The thrilling 18th - 290 yards and still going for it in two!
18th hole, 665 yards: Believe it or not, this is a gambling par five even though it is 200 yards longer the 13th hole at Augusta National. How far downhill, down wind is it? Our father reached the edge of the green from 315 yards out. As has been noted throughout these manuscripts, this is the type hole the authors place as our favorite type finishing hole where big swings are possible; anything from a 3 to a 7 awaits. The authors remain convinced that hitting this 16, 000 square foot green from just 30 yards short of it in the fairway is one of the single most demanding shots on the course.
Just like the original links courses, playing Kapalua is a classic experience of man vs nature on a grand scale. The course was designed with big features in mind to accept the variable of slope and wind that are predominant. To complete the experience, caddies are available on weekends. Listen to them.
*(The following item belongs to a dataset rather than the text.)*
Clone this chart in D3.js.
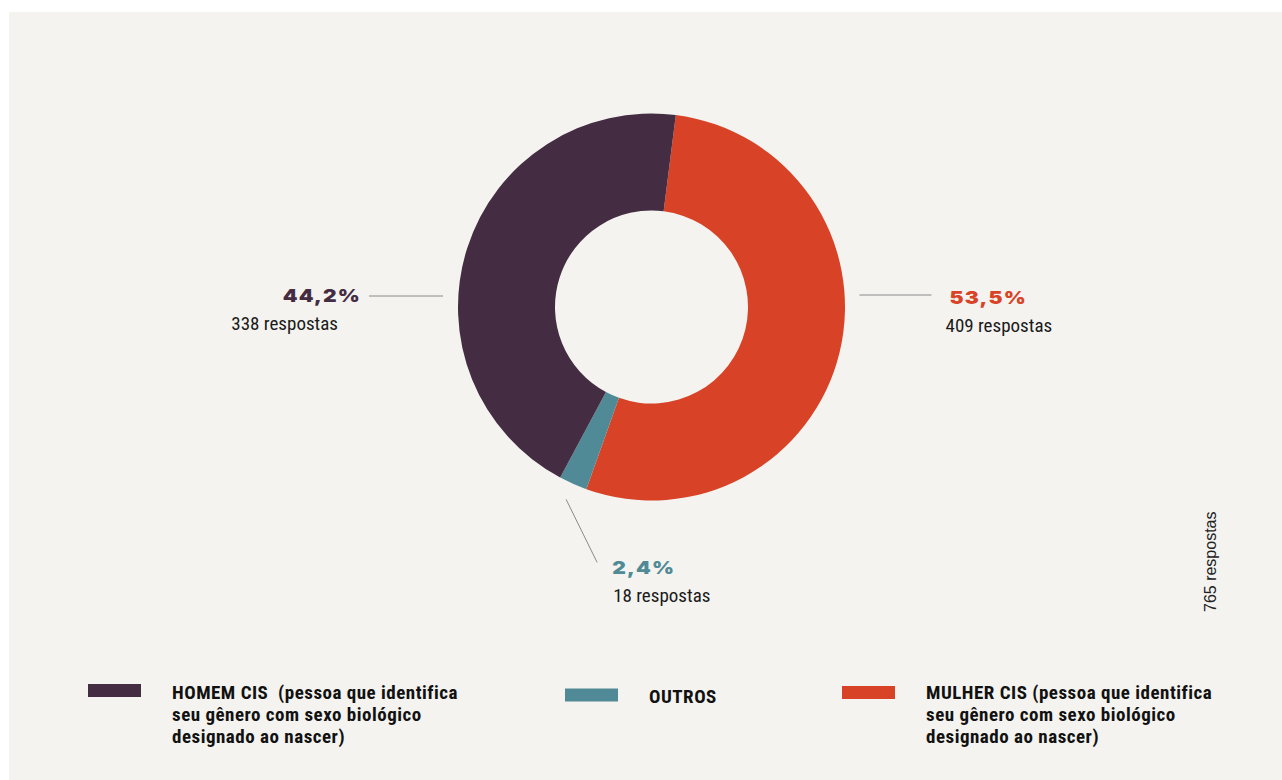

In fact, if the golfer is after wind and hard running conditions, he ought to strongly consider this course as an end destination as opposed to what are becoming over-watered links courses in the UK.
The flexibility of the course is perhaps its most enduring feature. Its wide fairways will assist the most modest golfer around the course. However, there is always an advantage to be gained for the better player, whether it is a level stance or a better angle into the green. Virtually every other new course built over similar rugged terrain is a "two sleeve" course with little strategic merit. Kapalua adheres to the lessons learned from St. Andrews and Augusta National on making the course challenging to all levels; the need to look for golf balls is unknown at all three courses. How refreshing.